Artsoul Kojo-History of Ghana: Accra, Gallery I

16 Feb - 19 Mar 2021
Overview

The African does not travel through time: time travels through the African, much like a river in which we each stand facing downstream. The water immediately surrounding us is the present, joining history as it flows past. This—according to the philosopher John Mbitiis the African concept of time: "a long past, a present and virtually no future." This does not mean we have no future, but tells us that the future floats somewhere behind us. We cannot speed it up. There is no need to turn around and wade into it. It is inevitable and will flow in our direction. We can only focus on what has already happened and (more importantly) what is taking place today; the latter being the aspect of time over which we wield the most control.

Popularly known as Artsoul Kojo, Nana Danso Awuah-Asante is a self-taught Ghanaian contemporary artist whose work continues traditions of storytelling that evoke African visual symbolism, ultimately exploring how the human psyche processes the stranger aspects of our everyday lives, creating infinite new ways of looking at the world.

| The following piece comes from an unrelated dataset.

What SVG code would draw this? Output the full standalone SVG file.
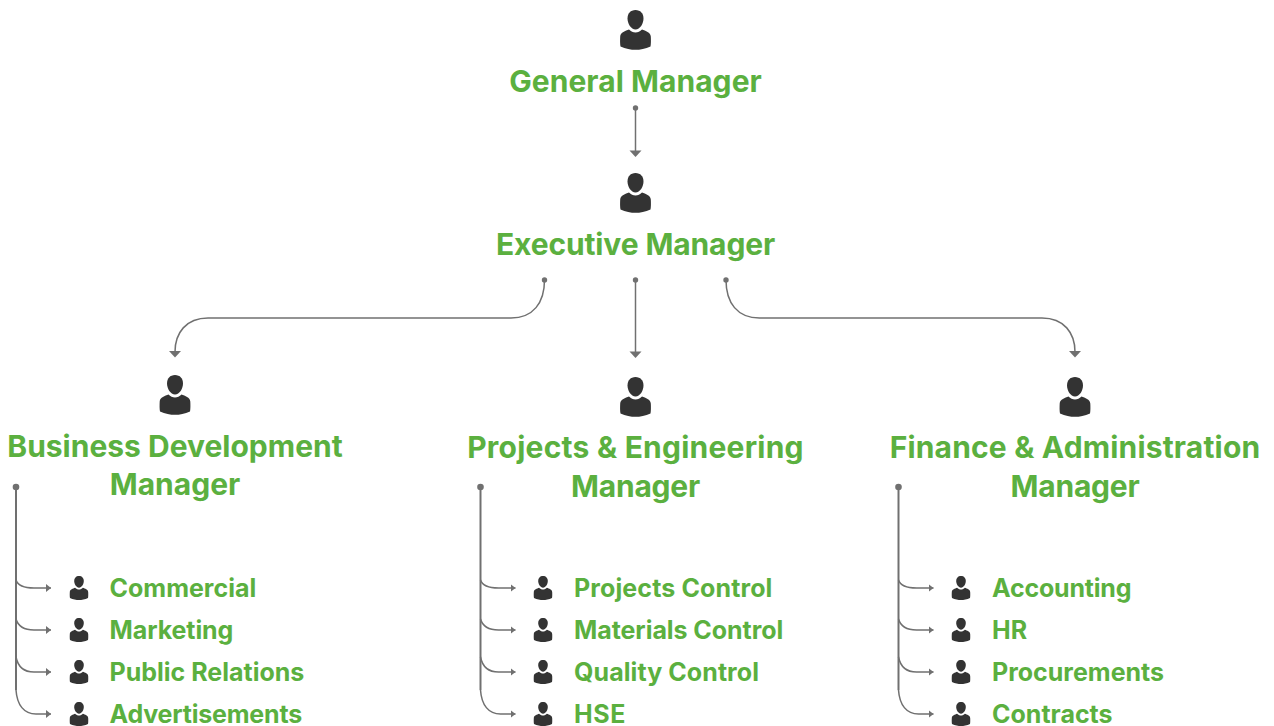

Showing from February 2021 at Gallery 1957, his installation The History of Ghana presents Ghana’s story from the perspective of what is yet to be; futures in which our present is the past and our decisions and actions today have either healed our collective self or doomed us all to repeat the past until we perfect it. Through an endless cast of characters and motifs, Artsoul Kojo explores how our collective future is dependent on the thoughts and actions of free individuals today who can either harness that responsibility or squander it.

There is both a deep sadness and an anger that one experiences when one is cheated of one's history; history for which blood was shed, lives were lost and victories hard won. While researching this work, Artsoul Kojo was reminded that the history that he and his peers are taught is riddled with gaps. What little is left is tethered around colonial knowledge of far less relevance to African identity than the ancient knowledge it replaced. What remains of such ancient knowledge - around everything from wealth and migration to how we communicated and connected to the people, the planet, and the stars - has been stripped of context and left bare. 

The History of Ghana is an attempt to find information and share it from a place deep within. Artsoul Kojo takes his inspiration from the elders' use of symbols as vessels to carry complex history and transmit it through time to our descendants. The human imagination has a well-documented ability to latch onto symbols as means of manipulating the world. Artsoul Kojo infuses The History of Ghana with shapes and forms inspired as much by the familiar as he is by things borrowed from the unknown. It takes gifted storytellers to stretch our collective imagination, weaving new realities and alternative narratives out of their observations of society. Artsoul Kojo honours African storytellers with ‘theeyewitness’: a character that pervades much of his art; watching on with wonder, bearing witness and quietly questioning society in surreal landscapes inspired by national history.

Walking through a multidimensional mural, the audience will be surrounded by dreamlike paintings depicting pasts that that may look alien but feel familiar: visions of what it may yet mean to be Ghanaian when the Ghana we want is yet to drift through time towards us. Using the tapestry of time itself, ArtSoul Kojo invites us to commune not only with the ancestors but also with our descendants asking ourselves who we are, who we have been and who we may yet be.